This is a venting post and if noone reads it, then I dont care. No one reads my blog anyway, so what is the point?
I am SUCH a failure. I cant find a summer job. I have applied to 15 places and noone has called me or looked at my application and Im losing hope. I'm losing the desire to be here, to be alive. I am trying SOO hard to lose weight and yet I feel as big as a whale. My summer clothes barely fit me, so I need to eat less and work out more run more and more. I cant afford more shorts or capris. I try so hard to like myself and I cant. I hate the way I look and I cant seem to see myself the Lord made me to be. I HATE living alone. I hate that I graduated.
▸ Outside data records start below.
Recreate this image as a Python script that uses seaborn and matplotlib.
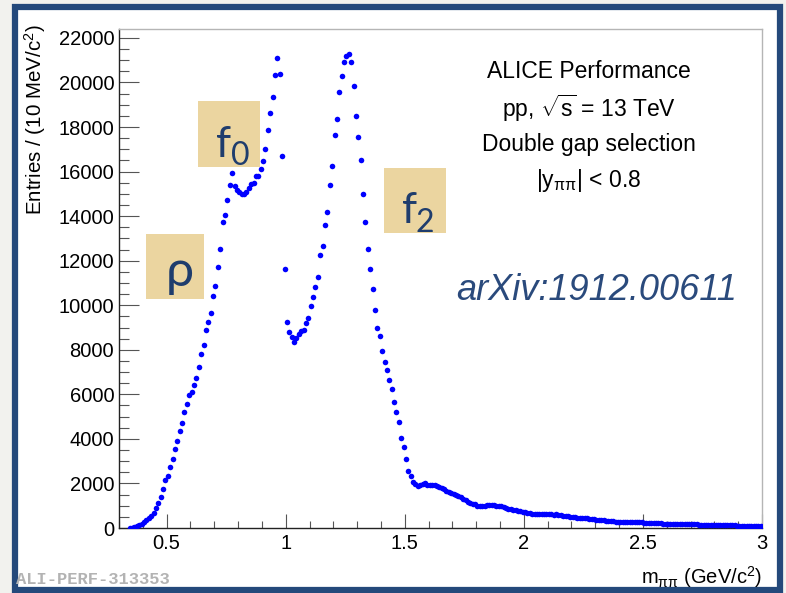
import numpy as np
import pandas as pd
import matplotlib
matplotlib.use("Agg")
import matplotlib.pyplot as plt
from matplotlib.patches import Rectangle
from matplotlib.ticker import MultipleLocator
import seaborn as sns

# ---------------- data (10 MeV bins, first bin centre 0.345 GeV) ----------------
bin_start = 0.345
bin_width = 0.01
counts = [
    5, 20, 60, 95, 140, 190, 260, 350, 440, 540,            # 0.345-0.435
    680, 880, 1100, 1400, 1750, 2150, 2350, 2750, 3100, 3550,  # 0.445-0.535
    3900, 4350, 4700, 5200, 5550, 5950, 6100, 6400, 6750, 7240,  # 0.545-0.635
    7800, 8200, 8900, 9250, 9670, 10430, 10880, 11710, 12540, 13730,  # 0.645-0.735
    14040, 14730, 15400, 15930, 15330, 15180, 15100, 15000, 15000, 15100,  # 0.745-0.835
    15280, 15450, 15500, 15780, 15820, 16110, 16480, 17030, 17880, 18630,  # 0.845-0.935
    19340, 20350, 21120, 20400, 16700, 11640, 9240, 8790, 8590, 8340,  # 0.945-1.035
    8520, 8710, 8850, 8890, 9190, 9440, 9980, 10360, 10820, 11260,  # 1.045-1.135
    12260, 12660, 13590, 14200, 15400, 16260, 17650, 18370, 19580, 20280,  # 1.145-1.235
    20900, 21200, 21300, 20900, 19850, 18490, 17530, 16540, 15000, 13740,  # 1.245-1.335
    12540, 11640, 10720, 9790, 8990, 8630, 7950, 7470, 7080, 6630,  # 1.345-1.435
    6260, 5660, 5210, 4770, 4040, 3620, 3110, 2560, 2320, 2070,  # 1.445-1.535
    1980, 1890, 1950, 1990, 2000, 1920, 1950, 1930, 1910, 1870,  # 1.545-1.635
    1840, 1790, 1740, 1680, 1630, 1580, 1520, 1490, 1450, 1390,  # 1.645-1.735
    1300, 1250, 1160, 1130, 1090, 1060, 1010, 1000, 990, 1000,  # 1.745-1.835
    1020, 1030, 1020, 1030, 1010, 990, 970, 940, 910, 870,  # 1.845-1.935
    850, 820, 790, 770, 760, 740, 720, 690, 660, 650,  # 1.945-2.035
    640, 620, 640, 620, 610, 620, 630, 610, 600, 610,  # 2.045-2.135
    580, 570, 560, 540, 530, 510, 490, 480, 470, 460,  # 2.145-2.235
    450, 440, 430, 420, 410, 400, 380, 370, 360, 350,  # 2.245-2.335
    330, 320, 310, 300, 290, 280, 280, 270, 275, 270,  # 2.345-2.435
    265, 260, 260, 255, 260, 250, 245, 240, 230, 225,  # 2.445-2.535
    220, 215, 210, 205, 200, 190, 190, 185, 180, 180,  # 2.545-2.635
    175, 180, 175, 170, 170, 165, 170, 165, 160, 150,  # 2.645-2.735
    150, 155, 150, 145, 140, 130, 135, 130, 130, 125,  # 2.745-2.835
    120, 120, 125, 115, 120, 110, 100, 105, 100, 100,  # 2.845-2.935
    95, 90, 95, 90, 85, 90,                            # 2.945-2.995
]
mass = bin_start + bin_width * np.arange(len(counts))
df = pd.DataFrame({"m": mass, "entries": counts})

x_ticks = [0.5, 1, 1.5, 2, 2.5, 3]
x_tick_labels = ["0.5", "1", "1.5", "2", "2.5", "3"]
y_ticks = list(range(0, 22001, 2000))

info_lines = ["ALICE Performance",
              r"pp, $\sqrt{\mathregular{s}}$ = 13 TeV",
              "Double gap selection",
              r"|y$_{\mathregular{\pi\pi}}$| < 0.8"]

# ---------------- figure ----------------
sns.set_theme(style="ticks")
plt.rcParams["font.family"] = ["Liberation Sans", "DejaVu Sans"]
plt.rcParams["mathtext.fontset"] = "custom"
plt.rcParams["mathtext.rm"] = "Liberation Sans"
plt.rcParams["mathtext.it"] = "Liberation Sans:italic"

W, H = 786, 593
fig = plt.figure(figsize=(W / 100, H / 100), dpi=100)
fig.patch.set_facecolor("#f2f2ee")

def P(x, y):
    return (x / W, 1 - y / H)

# white panel with dark-blue frame
fig.add_artist(Rectangle(P(15, 590), 765 / W, 583 / H, transform=fig.transFigure,
                         facecolor="white", edgecolor="#24497b", linewidth=4.5, zorder=0))

l, r, t, b = 119, 762, 29, 528
ax = fig.add_axes([l / W, 1 - b / H, (r - l) / W, (b - t) / H])
ax.set_facecolor("white")

sns.scatterplot(data=df, x="m", y="entries", ax=ax, color="#0000ff",
                s=16, linewidth=0, marker="o", zorder=3, legend=False)

ax.set_xlim(0.3, 3.0)
ax.set_ylim(0, 22400)
ax.set_xticks(x_ticks)
ax.set_xticklabels(x_tick_labels)
ax.set_yticks(y_ticks)
ax.xaxis.set_minor_locator(MultipleLocator(0.1))
ax.yaxis.set_minor_locator(MultipleLocator(500))
ax.set_xlabel("")
ax.set_ylabel("")

for s in ["left", "bottom"]:
    ax.spines[s].set_color("#222222")
    ax.spines[s].set_linewidth(1.0)
for s in ["top", "right"]:
    ax.spines[s].set_visible(True)
    ax.spines[s].set_color("#b5b5b5")
    ax.spines[s].set_linewidth(1.0)

ax.tick_params(axis="y", which="major", direction="in", length=14.4, width=0.8,
               color="#555555", labelsize=14.5, pad=3.5, labelcolor="black")
ax.tick_params(axis="y", which="minor", direction="in", length=7.2, width=0.8, color="#555555")
ax.tick_params(axis="x", which="major", direction="in", length=10.3, width=0.8,
               color="#555555", labelsize=14.5, pad=4, labelcolor="black")
ax.tick_params(axis="x", which="minor", direction="in", length=5, width=0.8, color="#555555")

# axis titles (ROOT style, right/top aligned)
fig.text(*P(35, 24), r"Entries / (10 MeV/$\mathregular{c^2}$)", rotation=90,
         ha="center", va="top", fontsize=14.8, color="black")
fig.text(*P(762, 577), r"m$_{\mathregular{\pi\pi}}$ (GeV/$\mathregular{c^2}$)",
         ha="right", va="center", fontsize=14.5, color="black")

# info block
for txt, yy in zip(info_lines, [71, 108, 144, 180]):
    fig.text(*P(589, yy), txt, ha="center", va="center", fontsize=16.5, color="black")

# arXiv reference
fig.text(*P(597, 290), "arXiv:1912.00611", ha="center", va="center",
         fontsize=26, style="italic", color="#2a4a7c", family=["Liberation Sans"])

# resonance labels in tan boxes
box_col = "#ebd5a0"
lab_col = "#1f3d6d"
for (x0, y0, x1, y1) in [(146, 234, 204, 299), (198, 101, 260, 167), (384, 168, 446, 233)]:
    fig.add_artist(Rectangle(P(x0, y1), (x1 - x0) / W, (y1 - y0) / H,
                             transform=fig.transFigure, facecolor=box_col,
                             edgecolor="none", zorder=1))
fig.text(*P(166, 286), "ρ", ha="left", va="baseline", fontsize=36, color=lab_col,
         family=["Lato", "DejaVu Sans"], zorder=5)
fig.text(*P(216, 157), "f", ha="left", va="baseline", fontsize=31, color=lab_col,
         family=["Lato", "DejaVu Sans"], zorder=5)
fig.text(*P(231, 165), "0", ha="left", va="baseline", fontsize=23, color=lab_col,
         family=["Lato", "DejaVu Sans"], zorder=5)
fig.text(*P(402, 223), "f", ha="left", va="baseline", fontsize=31, color=lab_col,
         family=["Lato", "DejaVu Sans"], zorder=5)
fig.text(*P(416, 232), "2", ha="left", va="baseline", fontsize=23, color=lab_col,
         family=["Lato", "DejaVu Sans"], zorder=5)

# watermark
fig.text(*P(16, 579), "ALI-PERF-313353", ha="left", va="center", fontsize=12.3,
         color="#b3b3b3", fontweight="bold", family=["Liberation Mono", "DejaVu Sans Mono"])

fig.savefig("out.png", dpi=100, facecolor=fig.get_facecolor())
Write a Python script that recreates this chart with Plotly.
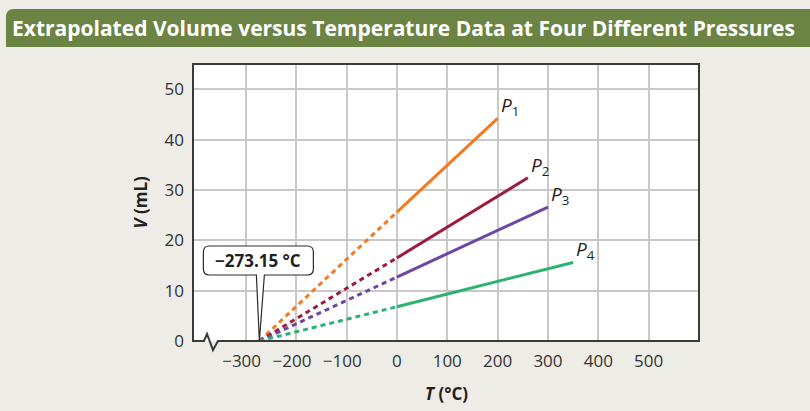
import plotly.graph_objects as go

# ---- data ----
series_names = ["P1", "P2", "P3", "P4"]
absolute_zero = -273.15
v_at_zero = [25.6, 16.5, 12.7, 6.8]        # V (mL) at T = 0 °C
t_end = [200, 260, 300, 350]               # last measured temperature (°C)
v_end = [44.2, 32.4, 26.6, 15.6]           # V (mL) at last measured temperature
colors = ["#f47a22", "#9c1c3c", "#6c46a0", "#2bb270"]

x_tickvals = [-300, -200, -100, 0, 100, 200, 300, 400, 500]
x_ticktext = ["\u2212300\u2002", "\u2212200\u2002", "\u2212100\u2002", "0", "100", "200", "300", "400", "500"]
y_tickvals = [0, 10, 20, 30, 40, 50]

W, H = 810, 411
L, R, T, B = 193, 111, 64, 70
PW, PH = W - L - R, H - T - B
BG = "#edece6"
FONT = "Open Sans"

fig = go.Figure()
for i, name in enumerate(series_names):
    # extrapolated (dashed) part
    fig.add_trace(go.Scatter(
        x=[absolute_zero, 0], y=[0, v_at_zero[i]], mode="lines",
        line=dict(color=colors[i], width=3, dash="5px,4px"),
        showlegend=False, hoverinfo="skip"))
    # measured (solid) part
    fig.add_trace(go.Scatter(
        x=[0, t_end[i]], y=[v_at_zero[i], v_end[i]], mode="lines",
        line=dict(color=colors[i], width=3), showlegend=False, name=name))
    fig.add_annotation(
        x=t_end[i], y=v_end[i], xanchor="left", yanchor="middle",
        text="<i>P</i><sub>%s</sub>" % name[1:], showarrow=False,
        xshift=1, yshift=12,
        font=dict(family=FONT, size=19, color="#231f20"))

shapes = []
# plot frame with axis-break squiggle on the bottom edge
shapes.append(dict(
    type="path", xref="paper", yref="paper", xsizemode="pixel", ysizemode="pixel",
    xanchor=0, yanchor=0,
    path="M 0,0 L 0,%d L %d,%d L %d,0 L 25,0 L 20,-9 L 14,7 L 11,0 Z" % (PH, PW, PH, PW),
    line=dict(color="#3a3a3a", width=2), fillcolor="rgba(0,0,0,0)", layer="above"))
# callout for absolute zero
shapes.append(dict(
    type="path", xref="x", yref="y", xsizemode="pixel", ysizemode="pixel",
    xanchor=absolute_zero, yanchor=0,
    path=("M 0,0 L 5,66 L 48,66 Q 54,66 54,72 L 54,89 Q 54,95 48,95 "
          "L -50,95 Q -56,95 -56,89 L -56,72 Q -56,66 -50,66 L -3,66 Z"),
    line=dict(color="#2a2a2a", width=1.2), fillcolor="white", layer="above"))
# title bar (rounded top-left corner), pixel offsets from the top-left of the plot area
bx0, bx1 = 6 - L, W - L
by_bot, by_top = T - 47, T - 9
shapes.append(dict(
    type="path", xref="paper", yref="paper", xsizemode="pixel", ysizemode="pixel",
    xanchor=0, yanchor=1,
    path=("M %d,%d L %d,%d L %d,%d L %d,%d Q %d,%d %d,%d Z" % (
        bx0, by_bot, bx1, by_bot, bx1, by_top, bx0 + 8, by_top,
        bx0, by_top, bx0, by_top - 8)),
    line=dict(width=0), fillcolor="#6b8443", layer="below"))

fig.add_annotation(
    x=absolute_zero, y=0, text="<b>\u2212273.15 \u00b0C</b>", showarrow=False,
    xanchor="center", yanchor="middle", xshift=-1, yshift=80.5,
    font=dict(family=FONT, size=17, color="#231f20"))

fig.add_annotation(
    xref="paper", yref="paper", x=(10 - L) / PW, y=(H - B - 28) / PH,
    xanchor="left", yanchor="middle", showarrow=False,
    text="<b>Extrapolated Volume versus Temperature Data at Four Different Pressures</b>",
    font=dict(family=FONT, size=21, color="white"))

fig.add_annotation(
    xref="paper", yref="paper", x=(140 - L) / PW, y=0.5, textangle=-90,
    xanchor="center", yanchor="middle", showarrow=False,
    text="<b><i>V</i> (mL)</b>", font=dict(family=FONT, size=17, color="#231f20"))
fig.add_annotation(
    xref="paper", yref="paper", x=0.5, y=(H - B - 393) / PH,
    xanchor="center", yanchor="middle", showarrow=False,
    text="<b><i>T</i> (\u00b0C)</b>", font=dict(family=FONT, size=17, color="#231f20"))

fig.update_layout(
    width=W, height=H, margin=dict(l=L, r=R, t=T, b=B),
    paper_bgcolor=BG, plot_bgcolor="white", shapes=shapes,
    xaxis=dict(range=[-405, 600], tickmode="array", tickvals=x_tickvals, ticktext=x_ticktext,
               showgrid=True, gridcolor="#c9c9c9", gridwidth=1.5, zeroline=False,
               showline=False, ticks="", ticklabelstandoff=8,
               tickfont=dict(family=FONT, size=17, color="#333333")),
    yaxis=dict(range=[0, 55], tickmode="array", tickvals=y_tickvals,
               showgrid=True, gridcolor="#c9c9c9", gridwidth=1.5, zeroline=False,
               showline=False, ticks="", ticklabelstandoff=8,
               tickfont=dict(family=FONT, size=17, color="#333333")),
)

fig.write_html("out.html", config={"displayModeBar": False},
               post_script="document.body.style.margin='0';document.body.style.overflow='hidden';")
I feel like I dont have any friends, any fellowship, anyone to plug into me and my life. I feel like a bum, all I do is sit in my apartment and watch tv shows on my laptop or on the series I have on DVD. I hate that my dad is dead. It KILLS me inside that I cant have a hug, cant call him, cant see him when I go home tomorrow. I hate that my mom isnt a Christian, I hate that my brother is at school has a girlfriend has a job has success and I have no boyfriend no job nothing.
This is a vent, I am just feeling depressed and lonely and just not worth anything that I am trying to get. I am a failure and I am really trying. Trying my hardest.Please dont worry about me.